Over the course of my personal dating history, I’ve been presented with a variety of situations, some of which were really good and some not-so-much.

A good mix of both types have occurred both in the past and as recently as a few weeks ago. Having tried the online method I’ve learned some useful things, but still struggle with others.

Meeting people from online is scary to begin with, as you never really know if the person you’ve been messaging with is anything like those messages in real life, but it gives people like myself who are horrible at in-person interactions a way to “meet” new people with less anxiety over making a good first impression, since you would have had a few conversations beforehand (hopefully).

The biggest hurdle I come across time after time (after filtering out the spam mail and starting the “getting to know you” part through e-mail) is the first date, or as I like to call it, “first meeting.”

Technically, it’s a date, but by telling myself that it is only a “meeting,” it removes some of the anxiety that the word “date” causes me to experience.

When setting up that first face-to-face interaction, I usually like to let the guy do the asking, and make the plans.

It might be a little old-fashioned, but by waiting for them to ask me, it takes away the potential for getting my hopes up and then being rejected if he isn’t interested in dating me. Having them plan the date is also helpful, because while I have a general grasp of things to do/see around the city, there are still a ton of places I’ve never even heard of that could be better/different from my usual haunts.

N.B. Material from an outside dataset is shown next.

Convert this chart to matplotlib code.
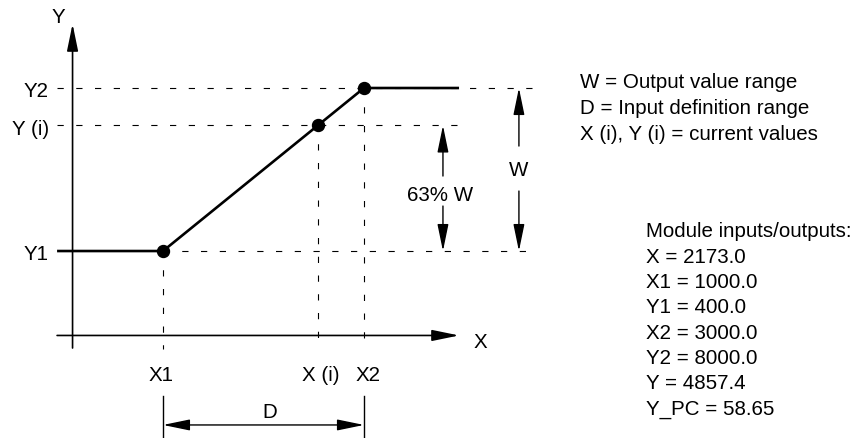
import matplotlib.pyplot as plt
from matplotlib.patches import ArrowStyle

plt.rcParams['font.family'] = ['Liberation Sans', 'DejaVu Sans']
plt.rcParams['lines.scale_dashes'] = False

# Kennlinie in normierten Einheiten: X1 -> 0, X2 -> 1 (Bereich D), Y1 -> 0, Y2 -> 1 (Bereich W)
x_break = [0.0, 1.0]
y_break = [0.0, 1.0]
x_cur = 0.77
y_cur = 0.77
x_start, x_end = -0.527, 1.473

x_labels = ["X1", "X (i)", "X2"]
y_labels = ["Y1", "Y (i)", "Y2"]

legend_lines = ["W = Output value range",
                "D = Input definition range",
                "X (i), Y (i) = current values"]

io_names = ["X", "X1", "Y1", "X2", "Y2", "Y", "Y_PC"]
io_values = [2173.0, 1000.0, 400.0, 3000.0, 8000.0, 4857.4, 58.65]
io_decimals = [1, 1, 1, 1, 1, 1, 2]

fs = 14.8
dash = (0, (4.5, 9))

fig = plt.figure(figsize=(8.64, 4.39), dpi=100)
ax = fig.add_axes([0, 0, 1, 1])
ax.set_xlim(-0.811, 3.488)
ax.set_ylim(-1.147, 1.546)
ax.axis('off')

y_axis_x = -0.45
x_axis_y = -0.518


def arrow(p_from, p_to, style='-|>', lw=1.2):
    ax.annotate('', xy=p_to, xytext=p_from,
                arrowprops=dict(arrowstyle=ArrowStyle(style, head_length=16.5, head_width=3.4),
                                mutation_scale=1, lw=lw, color='black',
                                shrinkA=0, shrinkB=0))


# Achsen
arrow((y_axis_x, -0.595), (y_axis_x, 1.393))
arrow((x_start, x_axis_y), (x_end, x_axis_y))
ax.annotate("Y", (y_axis_x, 1.393), xytext=(-10.5, 5), textcoords='offset points',
            ha='center', va='center', fontsize=fs)
ax.annotate("X", (x_end, x_axis_y), xytext=(15, -4.5), textcoords='offset points',
            ha='center', va='center', fontsize=fs)

# Hilfslinien
dkw = dict(color='black', lw=0.8, linestyle=dash)
ax.plot([x_start, 1.851], [y_break[1]] * 2, **dkw)
ax.plot([x_start, x_end], [y_cur] * 2, **dkw)
ax.plot([x_break[0], 1.851], [y_break[0]] * 2, **dkw)
ax.plot([x_break[0]] * 2, [y_break[0], -0.601], **dkw)
ax.plot([x_cur] * 2, [y_cur, -0.583], **dkw)
ax.plot([x_break[1]] * 2, [y_break[1], -0.601], **dkw)

# Kennlinie
ax.plot([x_start, x_break[0], x_break[1], x_end],
        [y_break[0], y_break[0], y_break[1], y_break[1]],
        color='black', lw=1.9, solid_capstyle='butt')
ax.plot([x_break[0], x_cur, x_break[1]], [y_break[0], y_cur, y_break[1]],
        'o', ms=8.6, color='black')

# Beschriftung der Achsenwerte
for name, yv in zip(y_labels, [y_break[0], y_cur, y_break[1]]):
    ax.annotate(name, (y_axis_x, yv), xytext=(-17, -2), textcoords='offset points',
                ha='right', va='center', fontsize=fs)
for name, xv, dx in zip(x_labels, [x_break[0], x_cur, x_break[1]], [-1.5, 2, 3]):
    ax.annotate(name, (xv, x_axis_y), xytext=(dx, -28), textcoords='offset points',
                ha='center', va='center', fontsize=fs)

# Bemaßung 63% W und W
arrow((1.393, 0.460), (1.393, y_cur), lw=1.0)
arrow((1.393, 0.276), (1.393, y_break[0]), lw=1.0)
ax.text(1.378, 0.344, "63% W", ha='center', va='center', fontsize=fs)
arrow((1.771, 0.644), (1.771, y_break[1]), lw=1.0)
arrow((1.771, 0.368), (1.771, y_break[0]), lw=1.0)
ax.text(1.771, 0.503, "W", ha='center', va='center', fontsize=fs)

# Bemaßung D
for xv in x_break:
    ax.plot([xv, xv], [-0.890, -1.147], color='black', lw=1.0)
arrow((x_break[0], -1.067), (x_break[1], -1.067), style='<|-|>', lw=1.0)
ax.text(0.532, -0.982, "D", ha='center', va='center', fontsize=fs)

# Legende rechts
for i, line in enumerate(legend_lines):
    ax.annotate(line, (580, 439 - 83 - 26 * i), xycoords='figure pixels',
                ha='left', va='center', fontsize=fs)

io_lines = ["Module inputs/outputs:"] + [
    f"{n} = {v:.{d}f}" for n, v, d in zip(io_names, io_values, io_decimals)]
for i, line in enumerate(io_lines):
    ax.annotate(line, (646, 439 - 232 - 25.3 * i), xycoords='figure pixels',
                ha='left', va='center', fontsize=fs)

fig.savefig('out.png', dpi=100)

Once the date is underway, I can usually tell within the first few minutes if I’d be interested in seeing them again, and will gladly continue the date to another drink or dinner.

But, in cases where I’m really not interested, my fear of coming off as rude by ending things early has put me in some awkward situations over the years. Without going into any specifics, I’ll just say that I’ve been dragged along to places where neither the company or the activity were really wanted, and I spent the majority of the time searching for my “out.”

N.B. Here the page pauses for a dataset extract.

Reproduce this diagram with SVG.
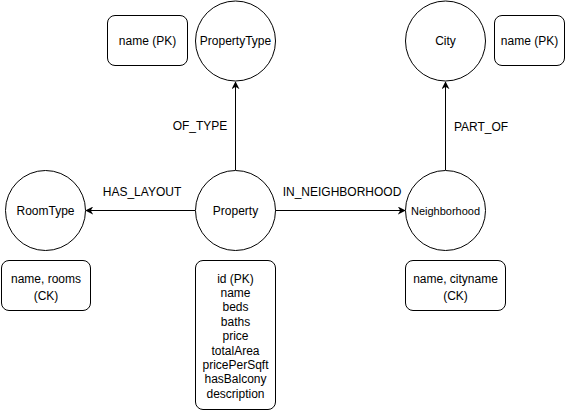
<svg xmlns="http://www.w3.org/2000/svg" width="565" height="411" viewBox="0 0 565 411">
<style>
.n{fill:#fff;stroke:#000;stroke-width:1}
.t{font-family:"Liberation Sans",Arial,sans-serif;font-size:12px;fill:#000;text-anchor:middle;dominant-baseline:central}
.e{stroke:#000;stroke-width:1;fill:none;marker-end:url(#a)}
</style>
<defs>
<marker id="a" viewBox="0 0 10 10" refX="9" refY="5" markerWidth="8" markerHeight="8" markerUnits="userSpaceOnUse" orient="auto">
<path d="M0,0 L10,5 L0,10 L3,5 Z" fill="#000"/>
</marker>
</defs>
<rect width="565" height="411" fill="#fff"/>
<g id="connectors">
<line class="e" x1="235.5" y1="170" x2="235.5" y2="82"/>
<line class="e" x1="195" y1="210.5" x2="86" y2="210.5"/>
<line class="e" x1="275" y1="210.5" x2="405" y2="210.5"/>
<line class="e" x1="445.5" y1="170" x2="445.5" y2="82"/>
<text class="t" x="200" y="126">OF_TYPE</text>
<text class="t" x="142" y="192">HAS_LAYOUT</text>
<text class="t" x="342" y="192">IN_NEIGHBORHOOD</text>
<text class="t" x="481" y="127">PART_OF</text>
</g>
<g id="propertytype-key">
<rect class="n" x="107.5" y="15.5" width="80" height="50" rx="7.5"/>
<text class="t" x="147.5" y="40.5">name (PK)</text>
</g>
<g id="propertytype">
<circle class="n" cx="235.5" cy="41" r="40"/>
<text class="t" x="235.5" y="41">PropertyType</text>
</g>
<g id="city">
<circle class="n" cx="445.5" cy="41" r="40"/>
<text class="t" x="445.5" y="41">City</text>
</g>
<g id="city-key">
<rect class="n" x="494.5" y="15.5" width="70" height="50" rx="7.5"/>
<text class="t" x="529.5" y="40.5">name (PK)</text>
</g>
<g id="roomtype">
<circle class="n" cx="45.5" cy="210.5" r="40"/>
<text class="t" x="45.5" y="210.5">RoomType</text>
</g>
<g id="roomtype-key">
<rect class="n" x="1.5" y="260.5" width="89" height="50" rx="7.5"/>
<text class="t" x="46" y="278.5">name, rooms</text>
<text class="t" x="46" y="295.5">(CK)</text>
</g>
<g id="property">
<circle class="n" cx="235.5" cy="210.5" r="40"/>
<text class="t" x="235.5" y="210.5">Property</text>
</g>
<g id="property-attrs">
<rect class="n" x="195.5" y="260.5" width="80" height="149" rx="7.5"/>
<text class="t" x="235.5" y="278.5">id (PK)</text>
<text class="t" x="235.5" y="292.9">name</text>
<text class="t" x="235.5" y="307.3">beds</text>
<text class="t" x="235.5" y="321.7">baths</text>
<text class="t" x="235.5" y="336.1">price</text>
<text class="t" x="235.5" y="350.5">totalArea</text>
<text class="t" x="235.5" y="364.9">pricePerSqft</text>
<text class="t" x="235.5" y="379.3">hasBalcony</text>
<text class="t" x="235.5" y="393.7">description</text>
</g>
<g id="neighborhood">
<circle class="n" cx="445.5" cy="210.5" r="40"/>
<text class="t" x="445.5" y="210.5" style="font-size:11px">Neighborhood</text>
</g>
<g id="neighborhood-key">
<rect class="n" x="405.5" y="260.5" width="100" height="50" rx="7.5"/>
<text class="t" x="455.5" y="278.5">name, cityname</text>
<text class="t" x="455.5" y="295.5">(CK)</text>
</g>
</svg>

I’m pretty sure most of the time men can tell when a woman isn’t really that interested on that first date, and I’ve been mostly lucky thus far in not having to do the whole confrontational rejection post-date too often.

In the rare case of facing that situation, I come to the next, and biggest hurdle of dating. What is the best method to let someone know that you aren’t interested in further dates (after the first one-three dates)?

Anything more than three dates starts to feel a little relationship-y to me, so ending things from date four and on most likely requires a direct conversation to end things– which is a whole other post I’ll get to someday.

If the person you went on a date with, but aren’t interested in makes contact after the date(s), is it better to reply with a polite rejection, or ignore the message and hope they get the hint?

I’m usually torn when presented with a situation like that, because I like to have details and know what is going on, but at the same time, don’t really like to hear bad news or be rejected. What do you do in that type of situation? And, if you have another method of rejection that works better, I’d love to hear it.

 

 

Responses (2)

  1. Are you kidding me? Women never break up in person or face to face says:

    It is better to say you just aren’t interested. I can’t recall any woman I’ve ever gone out on a date with letting me know politely in person they weren’t interested. It’s 95% of the time the cone of silence, or an email or message left the rest of the time. Yeah, that’s classy, IMO.

    Honestly, women are such hypocrites about “breaking up” sensitive to men’s feelings. It makes me barf hearing about how compassionate they are, when not once has it ever been with a personal touch in my extensive experience.

  2. chellykay says:

    I’m in the same boat as you are, having just went on a first date with a guy Sunday night. I kept trying to get away from him at the end of the night and I felt like he was holding me hostage while I was trying to get into my car. I will admit that I don’t want to have a confrontation face-to-face to reject someone. I know it seems immature, but my preferred method is to just break away from further contact. When someone doesn’t respond to your texts; it’s pretty obvious things are over.